Симпатии Фрейда, несомненно, были на стороне цивилизации и подавления. Но, подобно другим либеральным реформаторам, Фрейд считал, что сексуальное подавление зашло чересчур далеко и что если уменьшить подавление, то снизится и заболеваемость неврозами, причем без угрозы базовой структуре общества. Он был, кроме того, твердо уверен в неизбежном конфликте между инстинктивными потребностями и цивилизацией и нисколько не сомневался в ценности и необходимости существующих форм буржуазного общества. Таким образом, он был противником социализма, и это неприятие стало главной составляющей его враждебного отношения к В. Райху, который пытался соединить коммунистические идеи (приверженцем коих он был во время конфликта с Фрейдом, но позднее изменил свои взгляды) с радикальной теорией сексуального освобождения.
Кажется удивительной сама попытка превратить либерально и антисоциалистически настроенного Фрейда в революционера.
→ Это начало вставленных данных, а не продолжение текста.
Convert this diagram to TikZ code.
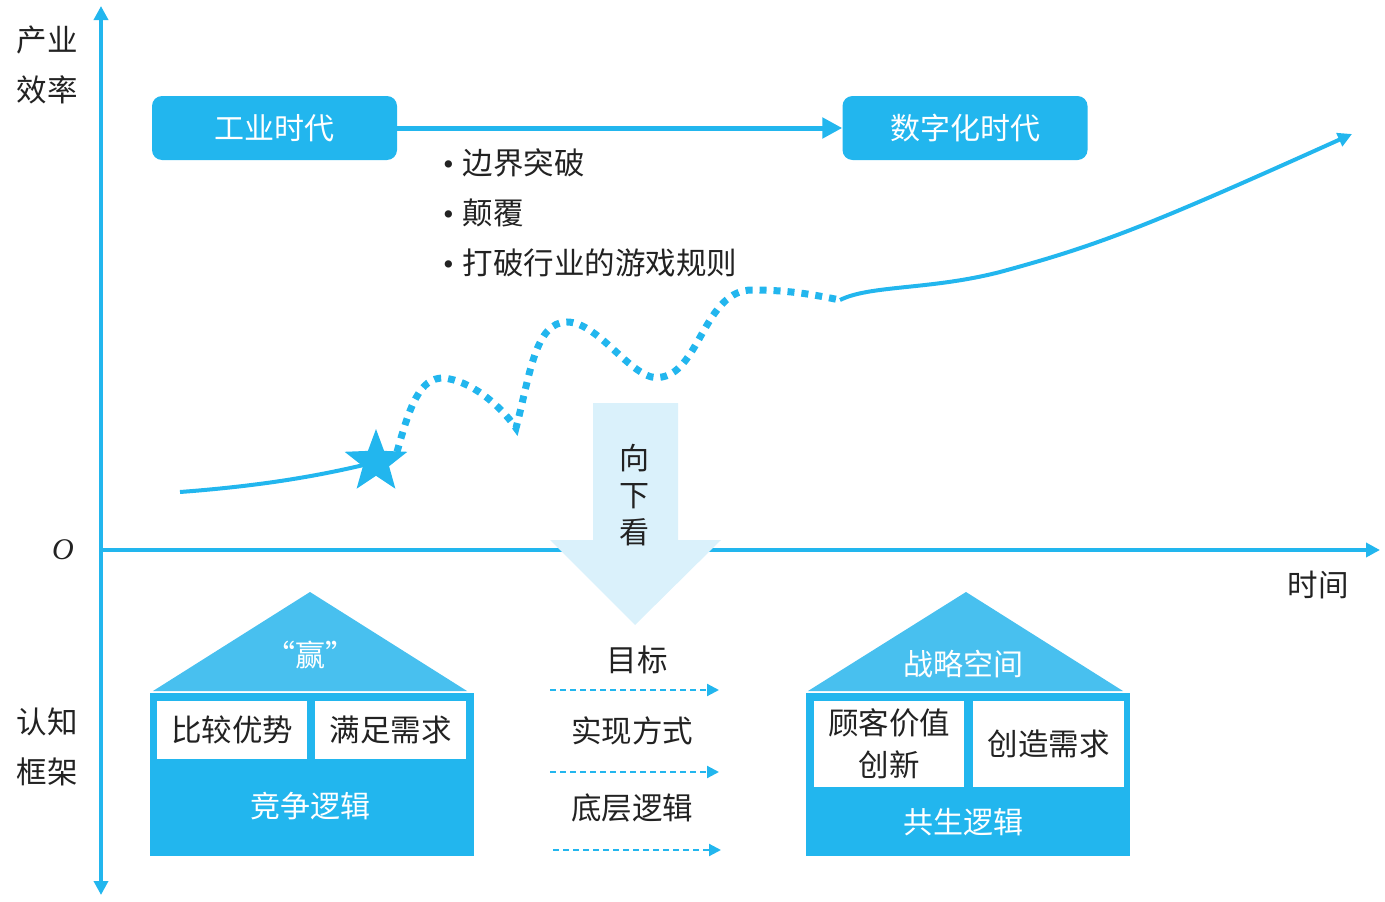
\documentclass[tikz,border=0pt]{standalone}
\usepackage{fontspec}
\setmainfont{Noto Sans CJK SC}
\newfontfamily\latinserif{Liberation Serif}
\usetikzlibrary{shapes.geometric,arrows.meta}
\definecolor{mainblue}{HTML}{22B6EE}
\definecolor{roofblue}{HTML}{48C0EF}
\definecolor{paleblue}{HTML}{DAF1FB}
\definecolor{txt}{HTML}{222222}
\tikzset{
  axisline/.style={line width=4pt, draw=mainblue},
  bigtip/.style={-{Triangle[length=14pt,width=14pt]}},
  erabox/.style={rounded corners=10pt, fill=mainblue, draw=none, minimum width=245pt, minimum height=64pt, text=white, font=\fontsize{30}{32}\selectfont, inner sep=0pt},
  lbl/.style={text=txt, font=\fontsize{30.5}{34}\selectfont, inner sep=0pt},
  wlbl/.style={text=white, font=\fontsize{30}{32}\selectfont, inner sep=0pt},
  wbox/.style={fill=white, draw=none, inner sep=0pt, text=txt, font=\fontsize{30.5}{36}\selectfont, align=center},
  body/.style={fill=mainblue, draw=none, inner sep=0pt},
  dotline/.style={line width=7pt, draw=mainblue, dash pattern=on 7pt off 7pt},
  curve/.style={line width=4pt, draw=mainblue},
  dasharrow/.style={line width=2.2pt, draw=mainblue, dash pattern=on 6pt off 4pt, -{Triangle[length=12pt,width=12pt]}},
}
\newcommand{\bul}{{\latinserif •}\hspace{9pt}}
\begin{document}
\begin{tikzpicture}[x=1pt,y=-1pt]
\useasboundingbox (0,0) rectangle (1385,902);
% axes
\coordinate (ytop) at (101,6);
\coordinate (ybot) at (101,895);
\coordinate (orig) at (101,550);
\coordinate (xend) at (1380,550);
\draw[axisline, {Triangle[length=14pt,width=14pt]}-{Triangle[length=14pt,width=14pt]}] (ybot) -- (ytop);
\draw[axisline, bigtip] (orig) -- (xend);
\node[lbl] (yl1) at (47,40) {产业};
\node[lbl] (yl2) at (47,90) {效率};
\node[lbl] (yl3) at (47,722) {认知};
\node[lbl] (yl4) at (47,772) {框架};
\node[text=txt, font=\fontsize{30}{30}\selectfont\latinserif\itshape, inner sep=0pt] (o) at (63,550) {O};
\node[lbl] (time) at (1318,585) {时间};
% era boxes
\node[erabox] (e1) at (274.5,128) {工业时代};
\node[erabox] (e2) at (965,128) {数字化时代};
\draw[line width=5pt, draw=mainblue, -{Triangle[length=20pt,width=20pt]}] (e1.east) -- (e2.west);
% bullets
\node[lbl, anchor=west] (b1) at (443,163) {\bul 边界突破};
\node[lbl, anchor=west] (b2) at (443,213) {\bul 颠覆};
\node[lbl, anchor=west] (b3) at (443,263) {\bul 打破行业的游戏规则};
% curves
\coordinate (c0) at (180,492);
\node[star, star points=5, star point ratio=2.4, fill=mainblue, minimum size=66pt, inner sep=0pt] (st) at (376,462) {};
\draw[curve] (c0) .. controls (260,486) and (320,476) .. (st.center);
\coordinate (d0) at (397,452);
\coordinate (p1) at (443,378);
\coordinate (t1) at (516,428);
\coordinate (p2) at (567,322);
\coordinate (t2) at (662,377);
\coordinate (p3) at (752,290);
\coordinate (d1) at (840,300);
\draw[dotline] (d0) .. controls (410,405) and (420,378) .. (p1)
  .. controls (470,380) and (500,405) .. (t1)
  .. controls (530,375) and (535,322) .. (p2)
  .. controls (600,322) and (635,385) .. (t2)
  .. controls (700,370) and (705,290) .. (p3)
  .. controls (790,290) and (815,295) .. (d1);
\coordinate (cend) at (1352,134);
\draw[curve, -{Triangle[length=14pt,width=14pt]}] (d1) .. controls (870,285) and (930,290) .. (1000,272)
  .. controls (1100,245) and (1150,225) .. (cend);
% down arrow
\fill[paleblue] (593,403) -- (678,403) -- (678,540) -- (721,540) -- (635,625) -- (550,540) -- (593,540) -- cycle;
\node[lbl, align=center, font=\fontsize{30}{37}\selectfont] (look) at (634,495) {向\\下\\看};
% left house
\fill[roofblue] (310,592) -- (467,691) -- (153,691) -- cycle;
\node[body, minimum width=324pt, minimum height=163pt] (h1) at (312,774.5) {};
\node[wbox, minimum width=150pt, minimum height=58pt] (h1a) at (232,730) {比较优势};
\node[wbox, minimum width=151pt, minimum height=58pt] (h1b) at (390.5,730) {满足需求};
\node[wlbl] (h1t) at (310,655) {“赢”};
\node[wlbl] (h1l) at (310,806) {竞争逻辑};
% right house
\fill[roofblue] (966,592) -- (1123,691) -- (808,691) -- cycle;
\node[body, minimum width=324pt, minimum height=163pt] (h2) at (968,774.5) {};
\node[wbox, minimum width=150pt, minimum height=86pt, font=\fontsize{30.5}{42}\selectfont] (h2a) at (889,744) {顾客价值\\创新};
\node[wbox, minimum width=151pt, minimum height=86pt] (h2b) at (1048.5,744) {创造需求};
\node[wlbl] (h2t) at (963,664) {战略空间};
\node[wlbl] (h2l) at (963,822) {共生逻辑};
% middle
\node[lbl] (m1) at (637,660) {目标};
\node[lbl] (m2) at (632,731) {实现方式};
\node[lbl] (m3) at (632,808) {底层逻辑};
\coordinate (a1s) at (550,690); \coordinate (a1e) at (719,690);
\coordinate (a2s) at (550,772); \coordinate (a2e) at (719,772);
\coordinate (a3s) at (553,850); \coordinate (a3e) at (721,850);
\draw[dasharrow] (a1s) -- (a1e);
\draw[dasharrow] (a2s) -- (a2e);
\draw[dasharrow] (a3s) -- (a3e);
\end{tikzpicture}
\end{document}
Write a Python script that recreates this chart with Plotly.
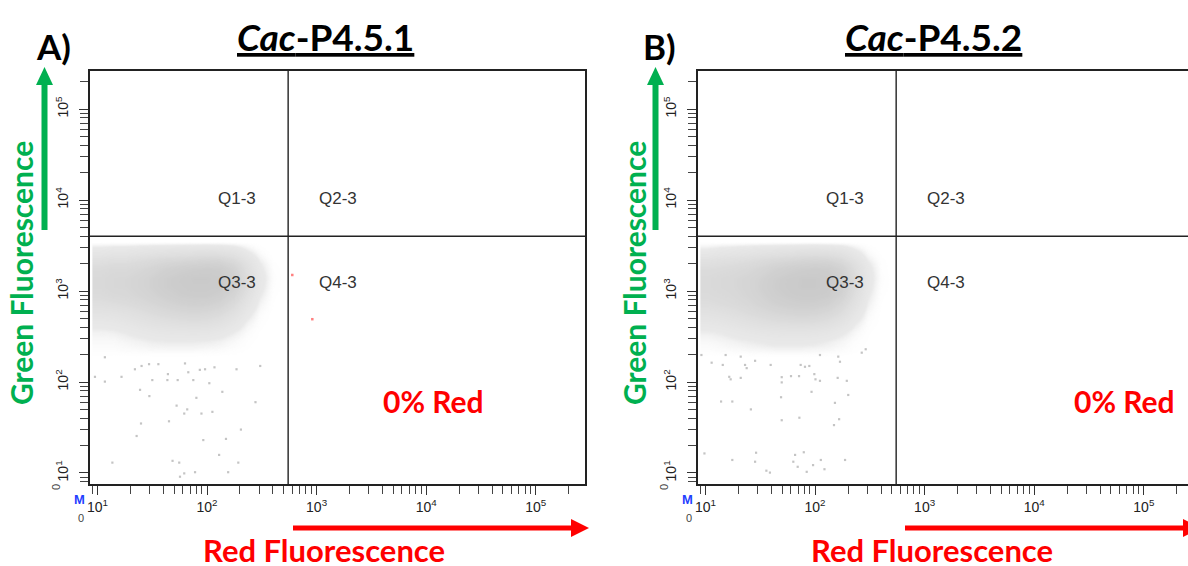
import plotly.graph_objects as go

W, H = 1188, 566

# ---------------- data ----------------
panels = ["A)", "B)"]
titles = ["Cac-P4.5.1", "Cac-P4.5.2"]
quadrant_labels = ["Q1-3", "Q2-3", "Q3-3", "Q4-3"]
red_percent = ["0% Red", "0% Red"]

gate_red = 550      # vertical quadrant gate (red fluorescence)
gate_green = 4000   # horizontal quadrant gate (green fluorescence)

major_ticks = [10, 100, 1000, 10000, 100000]
major_labels = ["10<sup>1</sup>", "10<sup>2</sup>", "10<sup>3</sup>", "10<sup>4</sup>", "10<sup>5</sup>"]

# density grid of the main event cloud (bin edges)
red_bin_edges = [9, 12, 16, 21, 28, 37, 49, 65, 87, 115, 150, 200, 265, 350, 465, 620]
green_bin_edges = [160, 200, 250, 315, 400, 500, 630, 800, 1000, 1260, 1585, 2000, 2500, 3150, 4000]

density_A = [
    [0, 0, 0, 0, 0, 0, 0, 0, 0, 0, 0, 0, 0, 0, 0],
    [0.05, 0.05, 0.06, 0.07, 0.08, 0.08, 0.08, 0.08, 0.07, 0.06, 0.04, 0.02, 0, 0, 0],
    [0.08, 0.08, 0.10, 0.12, 0.14, 0.15, 0.15, 0.15, 0.14, 0.12, 0.08, 0.04, 0.01, 0, 0],
    [0.12, 0.13, 0.16, 0.20, 0.24, 0.26, 0.27, 0.28, 0.27, 0.22, 0.15, 0.07, 0.02, 0, 0],
    [0.20, 0.22, 0.26, 0.32, 0.38, 0.42, 0.45, 0.47, 0.45, 0.38, 0.26, 0.12, 0.04, 0, 0],
    [0.32, 0.34, 0.38, 0.45, 0.52, 0.58, 0.62, 0.65, 0.62, 0.55, 0.40, 0.20, 0.06, 0.01, 0],
    [0.45, 0.48, 0.52, 0.58, 0.65, 0.72, 0.77, 0.80, 0.78, 0.72, 0.55, 0.30, 0.10, 0.02, 0],
    [0.55, 0.60, 0.62, 0.68, 0.75, 0.82, 0.88, 0.90, 0.90, 0.85, 0.70, 0.40, 0.15, 0.03, 0],
    [0.60, 0.65, 0.66, 0.72, 0.80, 0.88, 0.92, 0.95, 0.95, 0.92, 0.80, 0.50, 0.20, 0.04, 0],
    [0.60, 0.65, 0.66, 0.72, 0.80, 0.88, 0.93, 0.96, 0.96, 0.94, 0.82, 0.52, 0.22, 0.05, 0],
    [0.55, 0.60, 0.60, 0.65, 0.72, 0.80, 0.85, 0.88, 0.90, 0.88, 0.75, 0.45, 0.18, 0.04, 0],
    [0.42, 0.45, 0.45, 0.50, 0.55, 0.60, 0.62, 0.65, 0.68, 0.66, 0.55, 0.32, 0.12, 0.02, 0],
    [0.22, 0.25, 0.25, 0.28, 0.30, 0.32, 0.33, 0.35, 0.36, 0.34, 0.28, 0.15, 0.05, 0, 0],
    [0, 0, 0, 0, 0, 0, 0, 0, 0, 0, 0, 0, 0, 0, 0],
]
density_B = [
    [0, 0, 0, 0, 0, 0, 0, 0, 0, 0, 0, 0, 0, 0, 0],
    [0.05, 0.06, 0.07, 0.08, 0.09, 0.10, 0.10, 0.10, 0.09, 0.08, 0.06, 0.03, 0.01, 0, 0],
    [0.08, 0.10, 0.12, 0.14, 0.16, 0.18, 0.18, 0.18, 0.17, 0.14, 0.10, 0.05, 0.02, 0, 0],
    [0.14, 0.16, 0.20, 0.24, 0.28, 0.30, 0.32, 0.32, 0.30, 0.26, 0.18, 0.09, 0.03, 0, 0],
    [0.24, 0.27, 0.32, 0.38, 0.44, 0.48, 0.50, 0.52, 0.50, 0.44, 0.32, 0.16, 0.05, 0.01, 0],
    [0.36, 0.40, 0.45, 0.52, 0.58, 0.64, 0.68, 0.70, 0.68, 0.62, 0.48, 0.26, 0.08, 0.01, 0],
    [0.48, 0.52, 0.56, 0.62, 0.70, 0.77, 0.82, 0.85, 0.84, 0.78, 0.62, 0.36, 0.12, 0.02, 0],
    [0.55, 0.58, 0.62, 0.68, 0.76, 0.85, 0.90, 0.93, 0.93, 0.90, 0.75, 0.45, 0.16, 0.03, 0],
    [0.58, 0.62, 0.65, 0.70, 0.80, 0.88, 0.94, 0.96, 0.96, 0.94, 0.82, 0.52, 0.20, 0.04, 0],
    [0.58, 0.62, 0.65, 0.70, 0.78, 0.87, 0.93, 0.96, 0.96, 0.94, 0.84, 0.55, 0.22, 0.05, 0],
    [0.52, 0.55, 0.58, 0.63, 0.70, 0.78, 0.84, 0.88, 0.90, 0.88, 0.76, 0.48, 0.20, 0.04, 0],
    [0.38, 0.42, 0.44, 0.48, 0.53, 0.58, 0.62, 0.66, 0.68, 0.66, 0.56, 0.34, 0.13, 0.03, 0],
    [0.18, 0.22, 0.24, 0.27, 0.30, 0.32, 0.34, 0.36, 0.37, 0.35, 0.30, 0.17, 0.06, 0.01, 0],
    [0, 0, 0, 0, 0, 0, 0, 0, 0, 0, 0, 0, 0, 0, 0],
]

# sparse events below the main cloud
sparse_red_A = [11.7, 16.6, 11.7, 9.5, 24.5, 29.8, 52.8, 66, 62, 89, 112, 45, 25, 22.8, 92.5,
                204, 277, 138, 80, 149, 129, 13.7, 48.5, 55.8, 77.8, 62, 56.7, 156, 193, 306,
                186, 105, 75, 54, 43.5, 31.7, 36, 29.6, 63, 86, 96, 117, 44, 67.5, 25.3, 22]
sparse_green_A = [187, 114, 101, 114, 82, 70, 55, 50, 45, 45, 47, 37, 35, 25.5, 23,
                  30, 60, 78, 67, 23.7, 15.8, 13, 13.6, 13, 10.2, 9.9, 9.1, 10.2, 13, 150,
                  138, 97, 105, 105, 105, 105, 157, 157, 160, 136, 138, 145, 122, 128, 150, 138]
sparse_red_B = [9.2, 11.4, 14.4, 15.3, 21, 16.5, 17, 21, 23, 23.8, 28.4, 39.4, 49.7, 49.7, 60.4,
                71.5, 74, 81, 88.7, 98.6, 101, 111, 161, 195, 93, 201, 49, 13.9, 17.6, 26,
                49.7, 72, 152, 166, 149, 9.8, 17.6, 29, 28.4, 65.8, 79, 63.4, 69.5, 96, 113,
                122, 188, 84, 36, 38.8, 267, 290, 163, 169, 111]
sparse_green_B = [198, 163, 154, 198, 190, 114, 107, 111, 154, 142, 171, 154, 113, 99, 116,
                  116, 154, 147, 150, 122, 107, 103, 111, 103, 78, 72, 68, 61, 61, 50,
                  38, 40.5, 59, 39, 33.6, 16.4, 13.9, 16.7, 13.3, 15.8, 16.9, 13.3, 11.7, 12.2, 13.9,
                  11, 13.9, 10.3, 10.6, 10.1, 210, 229, 190, 167, 198]

# red (Q4) events in panel A
q4_red_A = [600, 914]
q4_green_A = [1500, 490]

# ---------------- figure ----------------
fig = go.Figure()

grey_scale = [[0, "rgba(255,255,255,0)"], [0.15, "rgba(228,228,228,0.8)"], [1, "rgb(200,200,200)"]]
axis_pairs = [("x", "y"), ("x2", "y2")]
densities = [density_A, density_B]
sparse = [(sparse_red_A, sparse_green_A), (sparse_red_B, sparse_green_B)]

for (xa, ya), dens, (sx, sy) in zip(axis_pairs, densities, sparse):
    fig.add_trace(go.Heatmap(x=red_bin_edges, y=green_bin_edges, z=dens, zmin=0, zmax=1,
                             colorscale=grey_scale, showscale=False, zsmooth="best",
                             hoverinfo="skip", xaxis=xa, yaxis=ya))
    fig.add_trace(go.Scatter(x=sx, y=sy, mode="markers", xaxis=xa, yaxis=ya,
                             marker=dict(size=2.2, symbol="square", color="#c4c4c4"),
                             hoverinfo="skip", showlegend=False))
    # quadrant gates
    fig.add_trace(go.Scatter(x=[gate_red, gate_red], y=[1, 1e7], mode="lines", xaxis=xa, yaxis=ya,
                             line=dict(color="#222", width=1.4), hoverinfo="skip", showlegend=False))
    fig.add_trace(go.Scatter(x=[1, 1e7], y=[gate_green, gate_green], mode="lines", xaxis=xa, yaxis=ya,
                             line=dict(color="#222", width=1.4), hoverinfo="skip", showlegend=False))

fig.add_trace(go.Scatter(x=q4_red_A, y=q4_green_A, mode="markers", xaxis="x", yaxis="y",
                         marker=dict(size=2.5, symbol="square", color="#ff8080"),
                         hoverinfo="skip", showlegend=False))

minor_vals = [m * 10 ** k for k in range(0, 6) for m in range(2, 10)]
tickfont = dict(family="Liberation Sans, Arial", size=14, color="#222")

def xaxis_cfg(domain, rng):
    return dict(type="log", domain=domain, range=rng, showline=True, linecolor="#222",
                linewidth=1.5, mirror=True, ticks="outside", ticklen=9, tickwidth=1.3,
                tickcolor="#333", tickvals=major_ticks, ticktext=major_labels,
                tickfont=tickfont, showgrid=False, zeroline=False, automargin=False,
                minor=dict(ticks="outside", ticklen=8, tickwidth=1.2, tickcolor="#444",
                           tickvals=minor_vals, showgrid=False))

def yaxis_cfg(anchor, mirror):
    return dict(type="log", domain=[82 / H, 495 / H], range=[0.879, 5.418], anchor=anchor,
                showline=True, linecolor="#222", linewidth=1.5, mirror=mirror,
                ticks="outside", ticklen=9, tickwidth=1.3, tickcolor="#333",
                tickvals=major_ticks, ticktext=major_labels, tickangle=-90,
                tickfont=tickfont, showgrid=False, zeroline=False, ticklabelstandoff=6,
                automargin=False,
                minor=dict(ticks="outside", ticklen=8, tickwidth=1.2, tickcolor="#444",
                           tickvals=minor_vals, showgrid=False))

fig.update_layout(
    width=W, height=H, margin=dict(l=0, r=0, t=0, b=0, pad=0, autoexpand=False),
    paper_bgcolor="white", plot_bgcolor="white", showlegend=False,
    xaxis=dict(**xaxis_cfg([90 / W, 585 / W], [0.9325, 5.449]), anchor="y"),
    yaxis=yaxis_cfg("x", True),
    xaxis2=dict(**xaxis_cfg([698 / W, 1.0], [0.9325, 5.403]), anchor="y2"),
    yaxis2=yaxis_cfg("x2", False),
)

def P(px, py):
    return px / W, 1 - py / H

anns = []
shapes = []
label_font = "Lato, Carlito, Calibri, sans-serif"
GREEN = "#00B050"
RED = "#FF0000"

for i, dx in enumerate([0, 608]):
    def add(text, px, py, size, color, angle=0, family=label_font):
        x, y = P(px + dx, py)
        anns.append(dict(text=text, x=x, y=y, xref="paper", yref="paper", showarrow=False,
                         xanchor="center", yanchor="middle", textangle=angle,
                         font=dict(family=family, size=size, color=color)))
    add("<b>" + panels[i] + "</b>", 53 - (2 if i else 0), 46, 35, "black")
    t = titles[i]
    add("<b><u><i>" + t[:3] + "</i>" + t[3:] + "</u></b>", 325, 36, 37, "black")
    for lab, (qx, qy) in zip(quadrant_labels, [(237, 198), (338, 198), (237, 282), (338, 282)]):
        add(lab, qx, qy, 17, "#333", family="Liberation Sans, Arial")
    add("<b>" + red_percent[i] + "</b>", 433 + (83 if i else 0), 401, 30, RED)
    add("<b>Green Fluorescence</b>", 21 + (5 if i else 0), 273, 30, GREEN, angle=-90)
    add("<b>Red Fluorescence</b>", 324, 550, 31, RED)
    add("<b>M</b>", 79, 499, 13, "#1f3fff", family="Liberation Sans, Arial")
    add("0", 81, 518, 11, "#444", family="Liberation Sans, Arial")
    add("0", 56, 487, 11, "#444", angle=-90, family="Liberation Sans, Arial")

    # green arrow
    gx = 44.5 + dx + (3 if i else 0)
    x0, y0 = P(gx, 230)
    x1, y1 = P(gx, 84)
    shapes.append(dict(type="line", xref="paper", yref="paper", x0=x0, y0=y0, x1=x1, y1=y1,
                       line=dict(color=GREEN, width=6)))
    a = P(gx - 8.5, 85); b = P(gx + 8.5, 85); c = P(gx, 67)
    shapes.append(dict(type="path", xref="paper", yref="paper",
                       path=f"M {a[0]},{a[1]} L {b[0]},{b[1]} L {c[0]},{c[1]} Z",
                       fillcolor=GREEN, line=dict(color=GREEN, width=0)))
    # red arrow
    rx0 = 293 + dx + (4 if i else 0)
    rx1 = 572 + dx + (4 if i else 0)
    x0, y0 = P(rx0, 528)
    x1, y1 = P(rx1, 528)
    shapes.append(dict(type="line", xref="paper", yref="paper", x0=x0, y0=y0, x1=x1, y1=y1,
                       line=dict(color=RED, width=5)))
    a = P(rx1 - 1, 519); b = P(rx1 - 1, 537); c = P(rx1 + 17, 528)
    shapes.append(dict(type="path", xref="paper", yref="paper",
                       path=f"M {a[0]},{a[1]} L {b[0]},{b[1]} L {c[0]},{c[1]} Z",
                       fillcolor=RED, line=dict(color=RED, width=0)))

fig.update_layout(annotations=anns, shapes=shapes)
fig.write_html("out.html", config={"displayModeBar": False},
               post_script="document.body.style.margin='0px';")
Иногда Маркузе проводит различие между Фрейдом, которого поддерживает, и некоторыми утверждениями Фрейда, которые он критикует. В результате обсуждение этой темы становится довольно затруднительным. На самом деле Маркузе прибегает к достаточно шаткой аргументации. Он верно оценивает причины своего одобрения Фрейда, но в целом отводит Фрейду роль революционного мыслителя.
Как такое возможно? Насколько я могу судить, один ответ заключается в том, что Маркузе находится под сильным впечатлением «материализма» Фрейда. Маркузе считает инстинкты реальными и материальными человеческими потребностями, {114} а все – прочее рационализацией или идеологией. Но подобное объяснение едва ли может удовлетворить нас, поскольку Маркузе отлично понимал разницу между механистическим материализмом и «историческим материализмом» Маркса. Маркузе особо выделяет свое неприятие материализма первого типа.
В начале своей книги «Одномерный человек» (1964) Маркузе, как может показаться, возлагает все свои надежды на усовершенствование технологических процессов:
Технологические процессы механизации и стандартизации могут высвободить энергию индивида и направить ее в неизведанное царство свободы, избавленной от необходимости. Изменится сама структура человеческого бытия; индивид будет освобожден от работы, связанной с удовлетворением чуждых человеку потребностей и обеспечением чуждых возможностей. Индивид будет свободен и сможет самостоятельно распоряжаться своей жизнью. Если аппарат производства будет организован так, что сможет удовлетворять жизненные потребности, управление этим аппаратом можно будет централизовать; такой контроль не будет препятствовать индивидуальной автономности, но, наоборот, только он и сделает ее возможной (Marcuse, 1964, p. 2).
Что же это такое – «неизведанное царство свободы, избавленной от необходимости»? Маркузе чрезвычайно смутно описывает, что он на самом деле имеет в виду. В «Эросе и цивилизации», перечисляя цели правильно устроенного общества, он приводит следующую цель: чтобы человек «мог умереть без тревоги», без боли и не раньше, чем «он захочет или будет должен умереть» (Marcuse, 1966, p. 235). Трудно воспринимать эти утверждения всерьез, потому что, во-первых (по психологическим причинам, обусловленным не социальным порядком, а наследственностью и конституцией), всегда найдутся люди, которые будут умирать раньше, чем им хотелось бы. Требование о том, чтобы человек умирал без боли, звучит очень странно в условиях цивилизации, в которой медицинское искусство делает все возможное для того, чтобы человек умирал, не испытывая боли {115}. Что же касается идеи о том, что человек имеет право покончить со своим существованием по собственному произволу, то с этим сегодня согласны многие и, более того, определенно нет никакой необходимости в фундаментальных общественных переменах, которые якобы могли бы облегчить добровольный уход человека из жизни. Статистика самоубийств показывает, что даже в современных условиях человек может без особых помех свести счеты с жизнью, если он действительно этого хочет.